Destroying the Chinese embassy in Belgrade in 1998, which killed many more
people than the P-3 incident did, was dismissed as an accident, a failure by
the world’s most splendid topographical outfit-Rand McNally lacks the
benefit of spy satellites. “The maps were outdated,” they said, and the
media left it at that. Of course, no one involved in the process of
designing the maps used for that operation has ever taken responsibility for
“my” mistake, and it’s been noted by others that the embassy was clearly
marked on road maps bought in the area. It’s now clear (to some people,
mostly obscure journalists) that we knew exactly what was there, and
destroyed the embassy because we thought the Chinese were hiding Milosevic
there, since that was presumably the last place he could’ve claimed
sanctuary.
As for the events of April 1, the timing is perfect, since April 1 is the
traditionally best day for lies and obfuscations.

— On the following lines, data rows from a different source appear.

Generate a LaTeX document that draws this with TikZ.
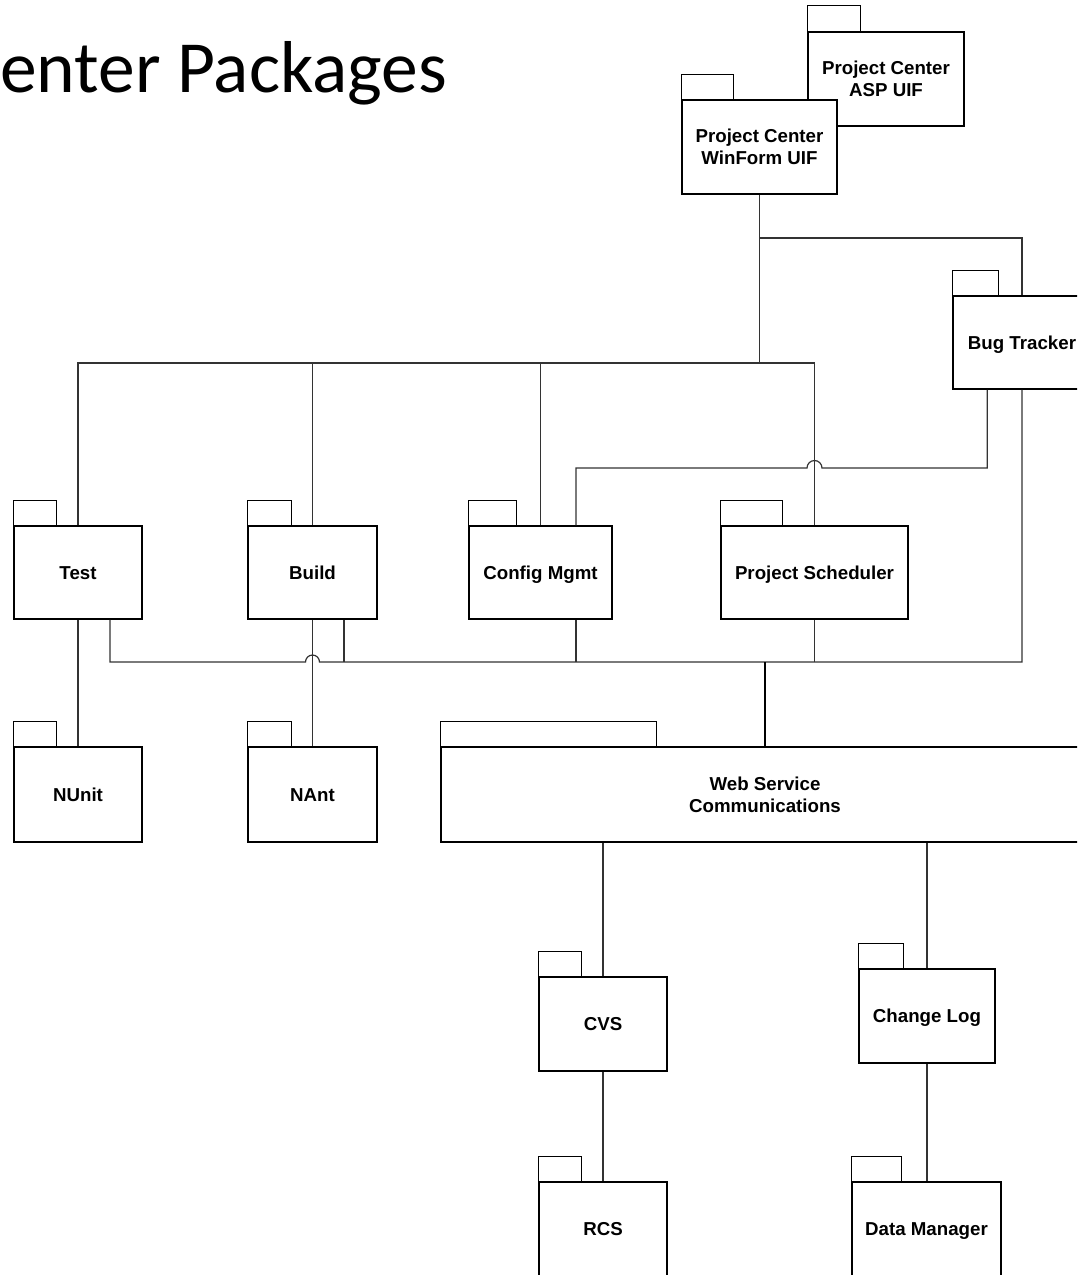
\documentclass[tikz,border=0pt]{standalone}
\usepackage{fontspec}
\setmainfont{Liberation Sans}
\newfontfamily\titlefont{Carlito}
\usetikzlibrary{calc}
\tikzset{
  % Package body
  pkgbox/.style={
    rectangle, draw=black, line width=1.5pt, fill=white,
    minimum width=#1, minimum height=94pt, inner sep=0pt,
    text height=13.4pt, text depth=0pt,
    align=center, font=\fontsize{18.7}{22}\selectfont\bfseries
  },
  % Two-line package label
  twoline/.style={text height={}, text depth={}},
  % Package tab
  pkgtab/.style={draw=black, line width=1.5pt, fill=white},
  % Dependency line
  link/.style={draw=black!80, line width=1.2pt},
  % Heavier line into the web service
  wslink/.style={draw=black, line width=1.8pt},
}

\begin{document}
\begin{tikzpicture}[x=1pt, y=1pt]

\useasboundingbox (0,0) rectangle (1077,-1275);
\clip (0,0) rectangle (1077,-1275);

% ── Title ─────────────────────────────────────────────────────────────────────
\node[anchor=base west, inner sep=0pt,
      font=\titlefont\fontsize{73.5}{80}\selectfont]
  (title) at (0,-92) {enter Packages};

% ── User interface packages ───────────────────────────────────────────────────
\node[pkgbox=156pt, twoline] (asp) at (886,-79) {Project Center\\ASP UIF};
\draw[pkgtab] (asp.north west) rectangle ++(53,26);
\node[pkgbox=155pt, twoline] (winform) at (759.5,-147) {Project Center\\WinForm UIF};

\node[pkgbox=138pt, minimum height=93pt] (bug) at (1022,-342.5) {Bug Tracker};

% ── Tool packages ─────────────────────────────────────────────────────────────
\node[pkgbox=128pt, minimum height=93pt] (test)   at (78,-572.5)    {Test};
\node[pkgbox=129pt, minimum height=93pt] (build)  at (312.5,-572.5) {Build};
\node[pkgbox=143pt, minimum height=93pt] (config) at (540.5,-572.5) {Config Mgmt};
\node[pkgbox=187pt, minimum height=93pt] (sched)  at (814.5,-572.5) {Project Scheduler};

\node[pkgbox=128pt, minimum height=95pt] (nunit) at (78,-794.5)    {NUnit};
\node[pkgbox=129pt, minimum height=95pt] (nant)  at (312.5,-794.5) {NAnt};
\node[pkgbox=648pt, minimum height=95pt, twoline] (ws) at (765,-794.5)
  {Web Service\\Communications};

% ── Storage packages ──────────────────────────────────────────────────────────
\node[pkgbox=128pt] (cvs)       at (603,-1024)   {CVS};
\node[pkgbox=136pt] (changelog) at (927,-1016)   {Change Log};
\node[pkgbox=128pt] (rcs)       at (603,-1229)   {RCS};
\node[pkgbox=149pt] (dataman)   at (926.5,-1229) {Data Manager};

% Tabs
\foreach \n/\w in {winform/52, bug/46, test/43, build/44, config/48,
                   sched/62, nunit/43, nant/44, ws/216, cvs/43,
                   changelog/45, rcs/43, dataman/50}{
  \draw[pkgtab] (\n.north west) rectangle ++(\w,25);
}

% ── Dependencies ──────────────────────────────────────────────────────────────
\coordinate (upbus)    at (759.5,-363);
\coordinate (uibranch) at (759.5,-238);
\coordinate (cmbus)    at (0,-468);
\coordinate (lowbus)   at (0,-662);

\draw[link] (winform.south) -- (upbus) -| (test.north);
\draw[link] (upbus) -| (build.north);
\draw[link] (upbus) -| (config.north);
\draw[link] (upbus) -| (sched.north);
\draw[link] (uibranch) -| (bug.north);

% Bug tracker to config mgmt, hopping over the scheduler line
\coordinate (bugout) at ($(bug.south west)+(35,0)$);
\coordinate (cmin)   at ($(config.north)+(35.5,0)$);
\draw[link] (bugout) -- (bugout |- cmbus)
  -- ($(sched.north |- cmbus)+(7.5,0)$)
  arc[start angle=0, end angle=180, radius=7.5pt]
  -- (cmin |- cmbus) -- (cmin);

% Lower bus, hopping over the build line
\coordinate (testout)  at ($(test.south)+(32,0)$);
\coordinate (buildout) at ($(build.south)+(31.5,0)$);
\coordinate (cmout)    at ($(config.south)+(35.5,0)$);
\draw[link] (testout) -- (testout |- lowbus)
  -- ($(build.south |- lowbus)+(-7,0)$)
  arc[start angle=180, end angle=0, radius=7pt]
  -- (bug.south |- lowbus) -- (bug.south);
\draw[link] (buildout) -- (buildout |- lowbus);
\draw[link] (cmout) -- (cmout |- lowbus);
\draw[link] (sched.south) -- (sched.south |- lowbus);
\draw[wslink] (ws.north) -- (ws.north |- lowbus);

\draw[link] (test.south) -- (nunit.north);
\draw[link] (build.south) -- (nant.north);
\draw[link] (cvs.north |- ws.south) -- (cvs.north);
\draw[link] (changelog.north |- ws.south) -- (changelog.north);
\draw[link] (cvs.south) -- (rcs.north);
\draw[link] (changelog.south) -- (changelog.south |- dataman.north);

\end{tikzpicture}
\end{document}
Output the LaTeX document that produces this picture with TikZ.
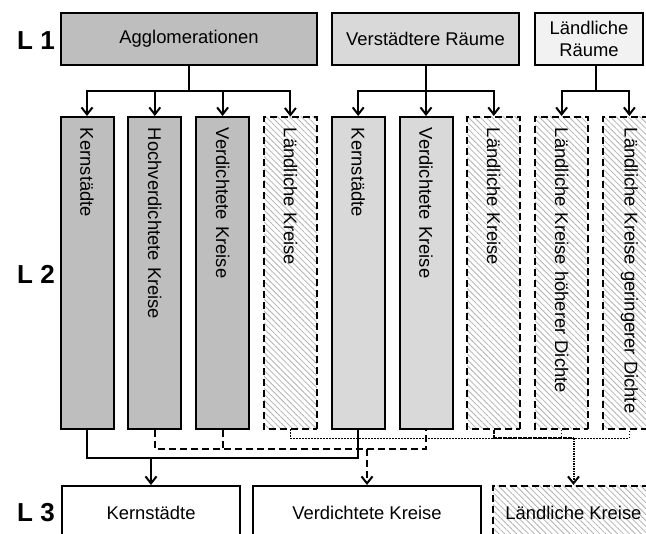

Advocates of “closure” are well-intentioned, except they presume we have
some perverse interest in peace with the Chinese. In fact, I feel that
creating an atmosphere of palpable tension is vital to the Bush (and that
means American) agenda. Since the cold war’s demise we’ve used the threat of
Islamic fundamentalism (or nationalism, whichever you prefer) as an excuse
to maintain the same levels of military spending and to sustain our
incursions in sovereign territory around the world, to the point of
neglecting areas of genuinely critical concern. Africa, in particular, is in
a state of advanced crisis unseen in modern history-the only comparable
situation is that of the indigenous population in North America circa 1800,
and we see where that went. Spending upwards of $100 million on a missile
defense scheme makes no sense without the Chinese threat, a threat that only
exists (to whatever extent it does) because of the Clinton administration,
which maybe got all this started so Reagan could finally see the passage of
“Star Wars” in Congress before his body follows his brain off the planet. We
may all envy his timing if this silliness continues much longer.
Taiwan is a small island of China’s coast, long a major manufacturing base
for US light industry. Most of the toys you grew up with were produced in
Taiwan. In recent years China has moved in the direction of assimilating
Taiwan much like it did Hong Kong not long ago–the only significant change
being that deals must run through the Chinese government. Taiwanese have
resisted, afraid of being tortured for doing yoga or something, and we
support their resistance because we don’t want to deal with middlemen who’ll
add Commie tariffs and price control, and maybe shift the Taiwanese economy
away from export to industrial agriculture. In times not far from major
famine, food’s a better product than Pokemon. That would be highly
inconvenient, so we’re better off arming the Taiwanese to forestall
assimilation, even if it alienates the Chinese, who are trying to boost their
economy by channelng profits from off-shore businesses.
The implications of the present dispute are convoluted, as all dealings
between the two countries are. Any perceived danger from that region is
tempered by the fact that, between their manpower and our technological
supremacy, any war between the two countries would end as either a savage
draw or a double knockout. There’s nothing either can do to decisively harm
the other except nuclear strike, which carries the usual penalties for now.
The Chinese interpret our missile defense plans as tacit admission that a
future move into their territory is the plan, which is true. They live on
the new frontier, and we must establish a presence one way or another.
That’s why that EP-3E was working their airspace to begin with. The incident
involving the EP-3E and Chinese flyboy Wang Wie must be understood in the
context of a very weird decade of Sino/American relations. And weirdness is
the status quo in contemporary politics.